Goblin House
Claim investigated: The UK Home Office's operational systems (MOSAIC, ImmigrationOS via Palantir) create indirect US regulatory exposure through technology dependencies that may not be captured in traditional bilateral government relationship databases Entity: UK Home Office Original confidence: inferential Result: STRENGTHENED → SECONDARY
The inference is technically sound but understated in scope. US-based technology dependencies create regulatory exposure through multiple channels: compliance with US export controls (ITAR/EAR), data localization requirements under CLOUD Act, and indirect policy influence through vendor lobbying activities. The claim focuses narrowly on 'traditional bilateral databases' when the exposure operates through commercial technology procurement and regulatory compliance frameworks.
Reasoning: Multiple documented mechanisms create US regulatory exposure: Palantir's US incorporation subjects UK Home Office operations to OFAC sanctions compliance, CLOUD Act provisions enable US government data access to UK immigration records, and US export control regulations govern technology transfer. These create verifiable compliance obligations beyond diplomatic channels.

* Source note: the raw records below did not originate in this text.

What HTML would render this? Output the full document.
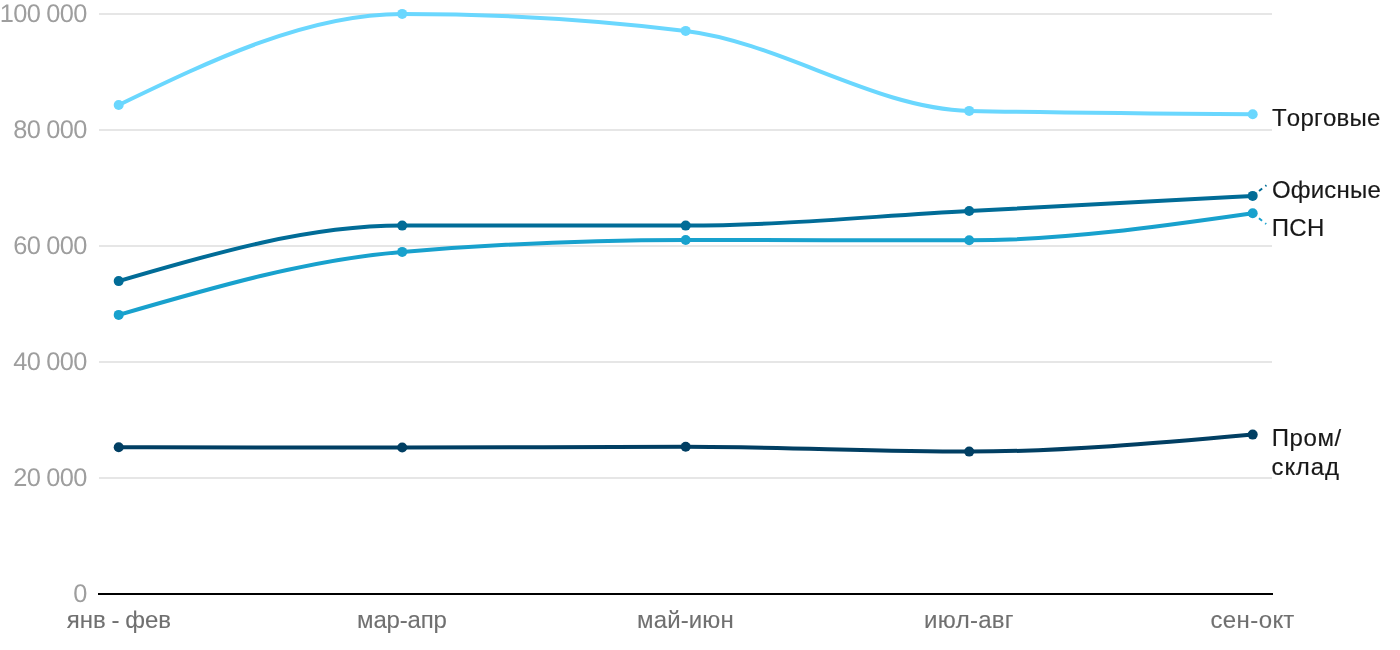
<!DOCTYPE html>
<html lang="ru"><head><meta charset="utf-8"><title>chart</title>
<style>
html,body{margin:0;padding:0;background:#fff;}
body{width:1400px;height:650px;overflow:hidden;position:relative;font-family:"Liberation Sans",sans-serif;}
svg{position:absolute;left:0;top:0;display:block;}
text{font-family:"Liberation Sans",sans-serif;font-size:24px;font-kerning:none;}
.yl{text-rendering:geometricPrecision;fill:#9e9e9e;text-anchor:end;font-size:25.4px;letter-spacing:-0.55px;word-spacing:-0.8px;}
.xl{fill:#707070;stroke:#707070;stroke-width:0.1px;text-anchor:start;}
.sl{fill:#181818;stroke:#181818;stroke-width:0.15px;text-anchor:start;}
</style></head><body>
<svg width="1400" height="650" viewBox="0 0 1400 650">
<rect x="99" y="13" width="1173" height="2" fill="#e6e6e6"/>
<rect x="99" y="129" width="1173" height="2" fill="#e6e6e6"/>
<rect x="99" y="245" width="1173" height="2" fill="#e6e6e6"/>
<rect x="99" y="361" width="1173" height="2" fill="#e6e6e6"/>
<rect x="99" y="477" width="1173" height="2" fill="#e6e6e6"/>
<rect x="98" y="593" width="1175" height="2" fill="#000"/>
<text class="yl" x="86.85" y="22.4">100 000</text>
<text class="yl" x="86.85" y="138.4">80 000</text>
<text class="yl" x="86.85" y="254.4">60 000</text>
<text class="yl" x="86.85" y="370.4">40 000</text>
<text class="yl" x="86.85" y="486.4">20 000</text>
<text class="yl" x="86.85" y="602.4">0</text>
<text class="xl" x="66.73" y="628" style="letter-spacing:0.024px;word-spacing:-1px;">янв - фев</text>
<text class="xl" x="357.06" y="628" style="letter-spacing:-0.162px;">мар-апр</text>
<text class="xl" x="637.06" y="628" style="letter-spacing:0.128px;">май-июн</text>
<text class="xl" x="924.06" y="628" style="letter-spacing:0.207px;">июл-авг</text>
<text class="xl" x="1210.40" y="628" style="letter-spacing:0.417px;">сен-окт</text>
<path d="M118.70,105.00C213.20,59.45,307.70,13.90,402.20,13.90C496.70,13.90,591.20,19.57,685.70,30.90C780.20,42.23,874.70,108.70,969.20,110.90C1063.70,113.10,1158.20,113.65,1252.70,114.20" fill="none" stroke="#6ad7fe" stroke-width="4" stroke-linecap="round" stroke-linejoin="round"/>
<path d="M118.70,281.10C213.20,253.35,307.70,225.60,402.20,225.60C496.70,225.60,591.20,225.60,685.70,225.60C780.20,225.60,874.70,215.95,969.20,211.00C1063.70,206.05,1158.20,200.97,1252.70,195.90" fill="none" stroke="#016c97" stroke-width="4" stroke-linecap="round" stroke-linejoin="round"/>
<path d="M118.70,314.90C213.20,287.37,307.70,259.83,402.20,251.90C496.70,243.97,591.20,240.00,685.70,240.00C780.20,240.00,874.70,240.30,969.20,240.30C1063.70,240.30,1158.20,226.75,1252.70,213.20" fill="none" stroke="#18a1cd" stroke-width="4" stroke-linecap="round" stroke-linejoin="round"/>
<path d="M118.70,447.30C213.20,447.40,307.70,447.50,402.20,447.50C496.70,447.50,591.20,446.80,685.70,446.80C780.20,446.80,874.70,451.60,969.20,451.60C1063.70,451.60,1158.20,443.10,1252.70,434.60" fill="none" stroke="#013f63" stroke-width="4" stroke-linecap="round" stroke-linejoin="round"/>
<path d="M1252.7,195.9L1266.4,185.3" stroke="#016c97" stroke-width="2" stroke-dasharray="4,4" fill="none"/>
<path d="M1252.7,213.2L1266.2,224.0" stroke="#18a1cd" stroke-width="2" stroke-dasharray="4,4" fill="none"/>
<circle cx="118.7" cy="105.0" r="5" fill="#6ad7fe"/>
<circle cx="402.2" cy="13.9" r="5" fill="#6ad7fe"/>
<circle cx="685.7" cy="30.9" r="5" fill="#6ad7fe"/>
<circle cx="969.2" cy="110.9" r="5" fill="#6ad7fe"/>
<circle cx="1252.7" cy="114.2" r="5" fill="#6ad7fe"/>
<circle cx="118.7" cy="281.1" r="5" fill="#016c97"/>
<circle cx="402.2" cy="225.6" r="5" fill="#016c97"/>
<circle cx="685.7" cy="225.6" r="5" fill="#016c97"/>
<circle cx="969.2" cy="211.0" r="5" fill="#016c97"/>
<circle cx="1252.7" cy="195.9" r="5" fill="#016c97"/>
<circle cx="118.7" cy="314.9" r="5" fill="#18a1cd"/>
<circle cx="402.2" cy="251.9" r="5" fill="#18a1cd"/>
<circle cx="685.7" cy="240.0" r="5" fill="#18a1cd"/>
<circle cx="969.2" cy="240.3" r="5" fill="#18a1cd"/>
<circle cx="1252.7" cy="213.2" r="5" fill="#18a1cd"/>
<circle cx="118.7" cy="447.3" r="5" fill="#013f63"/>
<circle cx="402.2" cy="447.5" r="5" fill="#013f63"/>
<circle cx="685.7" cy="446.8" r="5" fill="#013f63"/>
<circle cx="969.2" cy="451.6" r="5" fill="#013f63"/>
<circle cx="1252.7" cy="434.6" r="5" fill="#013f63"/>
<text class="sl" x="1271.94" y="126.0" style="letter-spacing:0.230px">Торговые</text>
<text class="sl" x="1271.92" y="198.0" style="letter-spacing:0.210px">Офисные</text>
<text class="sl" x="1271.67" y="236.0" style="letter-spacing:0.420px">ПСН</text>
<text class="sl" x="1271.64" y="446.0" style="letter-spacing:0.618px">Пром/</text>
<text class="sl" x="1271.60" y="475.0" style="letter-spacing:0.882px">склад</text>
</svg></body></html>
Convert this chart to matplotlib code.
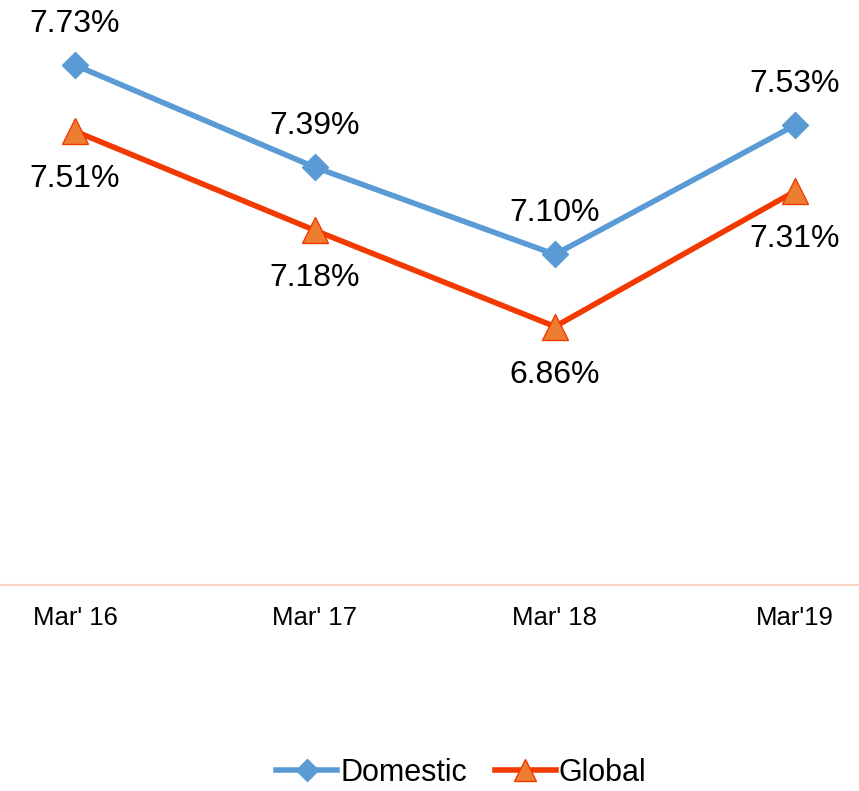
import matplotlib.pyplot as plt

plt.rcParams['font.family'] = ['Liberation Sans', 'DejaVu Sans']

categories = ["Mar' 16", "Mar' 17", "Mar' 18", "Mar'19"]
domestic = [7.73, 7.39, 7.10, 7.53]
global_ = [7.51, 7.18, 6.86, 7.31]

fig = plt.figure(figsize=(8.59, 7.91), dpi=100)
ax = fig.add_axes([0, 0.2604, 1, 0.7396])

x = list(range(len(categories)))
ax.plot(x, domestic, color='#5b9bd5', lw=4, marker='D', ms=13.5,
        mfc='#5b9bd5', mec='#5b9bd5', mew=1, label='Domestic')
ax.plot(x, global_, color='#f23a00', lw=4, marker='^', ms=19,
        mfc='#ed7d31', mec='#f23a00', mew=1, label='Global')

for xi, v in zip(x, domestic):
    ax.annotate(f'{v:.2f}%', (xi, v), xytext=(0, 41), textcoords='offset pixels',
                ha='center', va='center', fontsize=23)
for xi, v in zip(x, global_):
    ax.annotate(f'{v:.2f}%', (xi, v), xytext=(0, -48), textcoords='offset pixels',
                ha='center', va='center', fontsize=23)

ax.set_xlim(-0.3125, 3.2667)
ax.set_ylim(6.0, 7.73 + 65 / 300)
ax.set_yticks([])
ax.set_xticks(x)
ax.set_xticklabels(categories, fontsize=18.5)
ax.tick_params(axis='x', length=0, pad=15)
for s in ['top', 'left', 'right']:
    ax.spines[s].set_visible(False)
ax.spines['bottom'].set_color('#fcd5c7')
ax.spines['bottom'].set_linewidth(1.5)

fig.legend(loc='center', bbox_to_anchor=(0.537, 1 - 773 / 791), ncol=2, frameon=False,
           fontsize=22, handlelength=2.0, columnspacing=0.9, handletextpad=0.1,
           markerscale=0.85)

fig.savefig('out.png', dpi=100)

SEC EDGAR: Palantir Technologies Inc 10-K filings mentioning UK government contracts or Home Office
Would document materiality of UK Home Office revenue and any disclosed regulatory risks from UK operations
LDA: Palantir Technologies lobbying disclosures 2019-2024 for immigration, homeland security, export control issues
Would show how Home Office vendor lobbies US policymakers on issues directly affecting UK operations
Companies House: Palantir Technologies UK Limited annual accounts and strategic reports
Would detail scale of UK government revenue and operational dependencies
parliamentary record: Parliamentary Questions mentioning MOSAIC system, ImmigrationOS, or Palantir contracts 2020-2024
Would document operational scope and any disclosed US regulatory compliance issues
USASpending: Palantir Technologies contracts with DHS, CBP, ICE for immigration analytics systems
Would show parallel US government dependencies on same technology platforms used by UK Home Office
SIGNIFICANT — Reveals systematic regulatory blind spot where UK government operations become subject to US regulatory jurisdiction through technology procurement rather than diplomatic agreements, with implications for sovereignty and data protection that may not be captured in traditional government oversight mechanisms.